Maintaining your garden in the high heat of these summer months can be a challenge, but hang in there – we have got some tips to help you continue enjoying the fruits of your hard work!
The Watering Myth
We have all been told that watering in the heat of the day is a bad idea because overhead watering has led people to believe that they will burn the leaves on their plants. It turns out that this common practice is only half true – if the leaves are smooth, they will not burn. If the leaves are hairy (like with ferns and tomato plants), the leaves can burn because the water droplets are held atop the little hairs when they get wet, and when sunlight passes through, it beams directly onto the leaf, much like a magnifying glass.
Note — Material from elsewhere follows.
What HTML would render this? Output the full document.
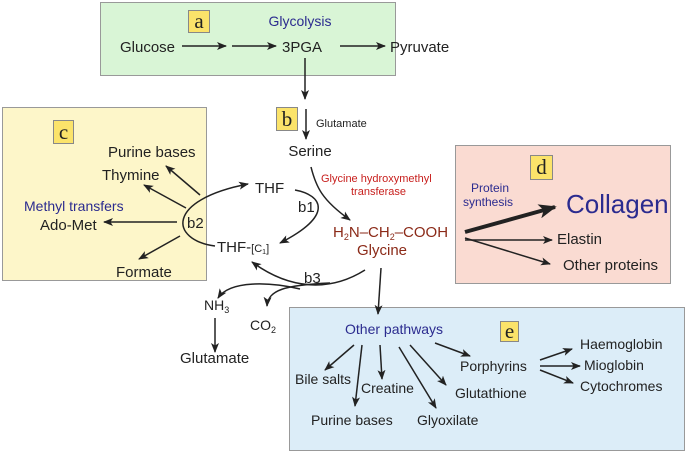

It is also important to keep in mind that watering after dark is an absolute no-no – especially in humid climates. You want dry plants by nightfall so that they can sleep dry to cut down on fungus. Fungi that are susceptible to overhead watering, primarily at night, are known as leaf spots, which are very popular with hydrangeas and cherry laurels. Watering at night a bad idea. You do not want your plants to suffer from root rot because you tucked them into bed all wet. Overall, when it comes to watering, the best time of day to water is early morning so that the soil can dry throughout the day.
Weeding is everyone’s least favorite gardening chore. But the truth is, for a healthy garden, weeding needs to be kept up with weekly to make sure that the weeds are not pulling nutrients from your plants. Designate a podcast or a new musical artist you are currently exploring for your weekly weeding responsibility to encourage you to block out that time. Pop in those headphones and zone out while you work hard to get the most out of your garden.
Fun fact: Growing buckwheat around garden plants is a natural way to keep weeds out of your garden. And did you know that buckwheat is also a great pollinator for bees? Now that is a doubly-effective grain!
Diatomaceous Earth: An Incredibly Powerful and Completely Organic Pesticide
If you are dealing with an overwhelming number of insects infesting your garden, try using diatomaceous earth (DE). It is a composite of fossilized remains of plankton and single-celled algae called diatoms. The cell walls of diatoms contain silica, which has accumulated into sediment of earth’s streams, lakes, rivers and oceans and is completely safe for mammals to consume. However, when diatomaceous earth enters the bodies of insects, it gets under their exoskeletons and cuts them, in addition to causing dehydration. While diatomaceous earth is a seemingly harsh way to say goodbye to garden bugs eating holes in your hard work, it is a completely natural powder, and it is safe for consumption, unlike harmful insecticides. In fact, it is often found in grain-based products we eat everyday, such as cereal!
Trimming and Pruning
Keeping your plants trimmed and pruned is of equal importance when caring for your planted ones. In the same way that haircuts help maintain healthy hair growth, plants, like trees and shrubs, need to be trimmed and pruned to grow healthy and strong. The earlier you start with your plants, the less you will have to keep up with as they grow throughout the years. But remember – there is a difference between trimming and pruning! Trimming is simply cutting back what has overgrown, whereas pruning is when you are completely removing dead/loose parts of the plant, including infected areas.
Trimming and pruning are also natural methods for repelling insects that enjoy munching out on your plants, which is important because insects can spread diseases throughout the rest of an infected plant. As a result, branches can become weak if they become too infected and die, which can pose a safety hazard on your property.
Trimming and pruning your plants help rejuvenate them and keep those in and around your home safe for all seasons!
And Something Pretty: Roses in the Summer
Though it may seem counter-intuitive, do not over-water your roses in the high-heat of the summer. When it gets “too hot” for roses, as a natural self-defense mechanism, they shut down. This means they do not need nearly as much water for survival, but gardening experts advise a mild watering from time to time to help their leaves cool down.